Only recently we commemorated the Church Street bombing of May 20th, 1983 in Pretoria. We are still angry and sad at that terrorist attack by the ANC against innocent civilians. That is why I fail to understand how we can be angry about that, but then say: Good, you British deserve Manchester! Good, you French were looking for retaliation! Good! You Belgians are now getting payback for what you allowed to happen to us! Good! You Swedish now understand what karma means!

I lived in London in 2005 and was a freelance news reported for a prominent radio station in the West End. On the morning of 7 July, coincidentally my 32nd birthday, I took the number 30 bus direction Kong’s Cross, to catch a train from there to Gatwick for my flight to Amsterdam later that day. Back in those days we didn’t have smart phones yet, only mobile phones with text messages. The last text message I received before the mobile services were cut informed all journalists to rush to either one of four sites where bombings took place to report from there. I must’ve been 5 or 6 blocks away from Tavistock Square, so I ran at full speed with all my luggage to get there.

Arriving at the square it was already abuzz with reporters, emergency personel, police and security. I immediately realised that another journalist wasn’t needed, but that I might somehow assist in another way. Consequently I knelt down next to very lovely young girl, about 20 or 22 years old. I later learned that she was an Argentinian student in London. She was a victim of the bombing that day. The girl was lying on her back and about 3 metres away from her was her left arm, intact with beautifully manicure nails and the wrist watch still in place, but brutally severed from her elbow. She was moaning softly in a heavy Spanish accent while I was holding her other hand, trying to console her. “Mama, mama,” she moaned. “Oh God, it hurts so much! Please pray for me, Santa Maria, please pray for me!” And then she suddenly opened her two dark, lovely eyes, looked straight at me and said: “I am so sorry for the blood on your shirt, sir.”

Such a picture never disappears from your memory completely. If, that morning, I did not have a second cup of coffee at Starbucks in Leicester Square, or I woke up 15 minutes earlier I would’ve been on that bus with her and would my 32nd birthday probably have been my last day on earth. To this day I avoid speaking of this, it is painful and difficult to tell this story to people.

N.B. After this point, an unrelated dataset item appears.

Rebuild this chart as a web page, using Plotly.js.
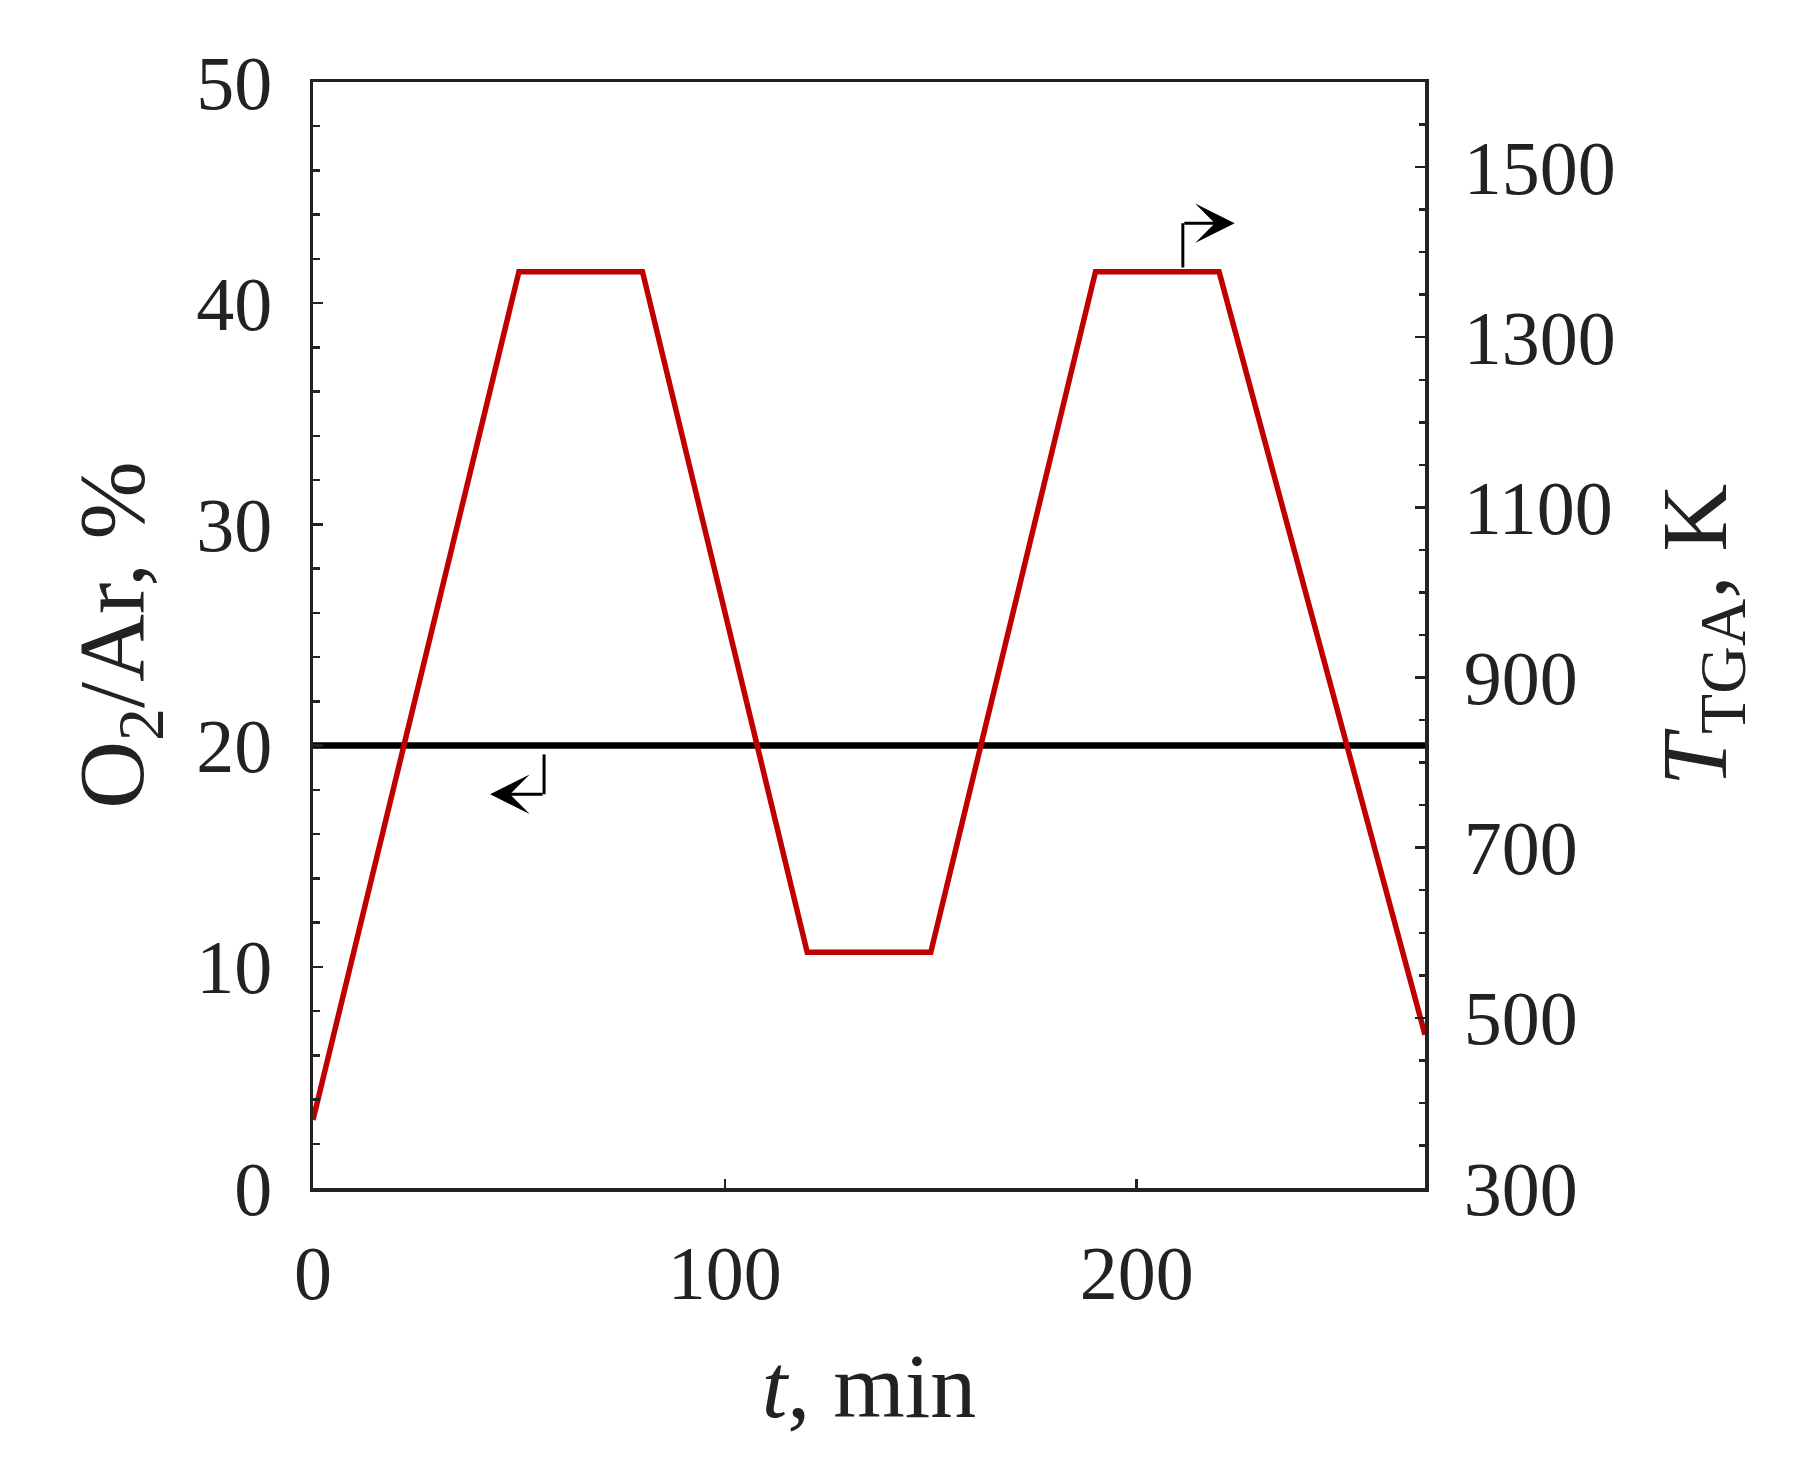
<!DOCTYPE html>
<html>
<head>
<meta charset="utf-8">
<script src="https://cdn.plot.ly/plotly-3.0.1.min.js"></script>
<style>html,body{margin:0;padding:0;background:#fff;}#chart{width:1808px;height:1472px;}</style>
</head>
<body>
<div id="chart"></div>
<script>
// Temperature program (right axis, K)
const timeT = [0, 50, 80, 120, 150, 190, 220, 270];
const tempTGA = [380, 1377, 1377, 577, 577, 1377, 1377, 480];
// O2 concentration (left axis, %)
const timeO2 = [0, 270];
const o2Ar = [20, 20];
// Axis ticks
const xTicks = [0, 100, 200];
const yLeftTicks = [0, 10, 20, 30, 40, 50];
const yRightTicks = [300, 500, 700, 900, 1100, 1300, 1500];

const FONT = "Liberation Serif, Times New Roman, DejaVu Serif, serif";
const AX = "#222";

const traces = [
  {x: timeO2, y: o2Ar, mode: "lines", line: {color: "#000", width: 6.5}, yaxis: "y", hoverinfo: "skip"},
  {x: timeT, y: tempTGA, mode: "lines", line: {color: "#c00000", width: 5.5}, yaxis: "y2", hoverinfo: "skip"}
];

const layout = {
  width: 1808, height: 1472,
  paper_bgcolor: "#fff", plot_bgcolor: "#fff",
  showlegend: false,
  margin: {l: 313, r: 383, t: 82, b: 284},
  font: {family: FONT, color: "#222", size: 76},
  xaxis: {
    range: [0, 270], tickvals: xTicks, ticktext: xTicks.map(String),
    showline: true, linecolor: AX, linewidth: 3.5, mirror: true,
    ticks: "inside", ticklen: 9, tickwidth: 2.5, tickcolor: AX,
    showgrid: false, zeroline: false,
    tickfont: {family: FONT, size: 76, color: "#222"},
    ticklabelstandoff: 16,
    title: {text: "<i>t</i>, min", font: {family: FONT, size: 92, color: "#222"}, standoff: 40}
  },
  yaxis: {
    range: [0, 50], tickvals: yLeftTicks, ticktext: yLeftTicks.map(String),
    showline: true, linecolor: AX, linewidth: 3.5,
    ticks: "inside", ticklen: 10, tickwidth: 2.5, tickcolor: AX,
    minor: {dtick: 2, ticks: "inside", ticklen: 7, tickwidth: 2.5, tickcolor: AX},
    showgrid: false, zeroline: false,
    tickfont: {family: FONT, size: 76, color: "#222"},
    ticklabelstandoff: 22,
    title: {text: "O<sub>2</sub>/Ar, %", font: {family: FONT, size: 94, color: "#222"}, standoff: 22}
  },
  yaxis2: {
    range: [300, 1600], tickvals: yRightTicks, ticktext: yRightTicks.map(String),
    overlaying: "y", side: "right",
    showline: true, linecolor: AX, linewidth: 3.5,
    ticks: "inside", ticklen: 10, tickwidth: 2.5, tickcolor: AX,
    minor: {dtick: 50, tick0: 300, ticks: "inside", ticklen: 6, tickwidth: 2.5, tickcolor: AX},
    showgrid: false, zeroline: false,
    tickfont: {family: FONT, size: 76, color: "#222"},
    ticklabelstandoff: 20,
    title: {text: "<i>T</i><sub>TGA</sub>, K", font: {family: FONT, size: 94, color: "#222"}, standoff: 46}
  },
  shapes: [
    {type: "line", xref: "x", yref: "y", x0: 56.1, x1: 56.1, y0: 19.6, y1: 17.8, line: {color: "#000", width: 3}},
    {type: "line", xref: "x", yref: "y2", x0: 211.2, x1: 211.2, y0: 1382, y1: 1434, line: {color: "#000", width: 3}}
  ],
  annotations: [
    {xref: "x", yref: "y", axref: "x", ayref: "y", x: 43, y: 17.8, ax: 56.1, ay: 17.8, text: "", showarrow: true,
     arrowhead: 3, arrowsize: 2.2, arrowwidth: 3, arrowcolor: "#000", standoff: 0, startstandoff: 0},
    {xref: "x", yref: "y2", axref: "x", ayref: "y2", x: 223.8, y: 1434, ax: 211.2, ay: 1434, text: "", showarrow: true,
     arrowhead: 3, arrowsize: 2.2, arrowwidth: 3, arrowcolor: "#000", standoff: 0, startstandoff: 0}
  ]
};

Plotly.newPlot("chart", traces, layout, {staticPlot: true, displayModeBar: false});
</script>
</body>
</html>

It is so easy to voice a hasty opinion on the social media from the safety of your chair behind your computer screen. But there is an implication to what we say, which brings us to introspection. There are hundreds of white South Africans who witnessed and survived the border war, but very few who witnessed and survived a civilian terrorist bombing. Those white South Africans who, so easily, talk about the coming civil war and even revel in it, tend to forget that this will be the face of such a war. May the Good Lord protect us from that! Violence, murder, bloodshed and intimidation does not belong in politics, because they turn politics into terrorism. Let us not, through our statements and actions, turn ourselves into terrorists as well.

Because, when I read of an 8 year old little girl whose body was torn apart by a bomb in Manchester, with all the historical anger in me, I cannot bring myself to the point of saying: “For what your ancestors did to mine, this is what you deserve!” That is why I, as a white South African, are different from Abongile Gasa and I thank the Almighty for that this day!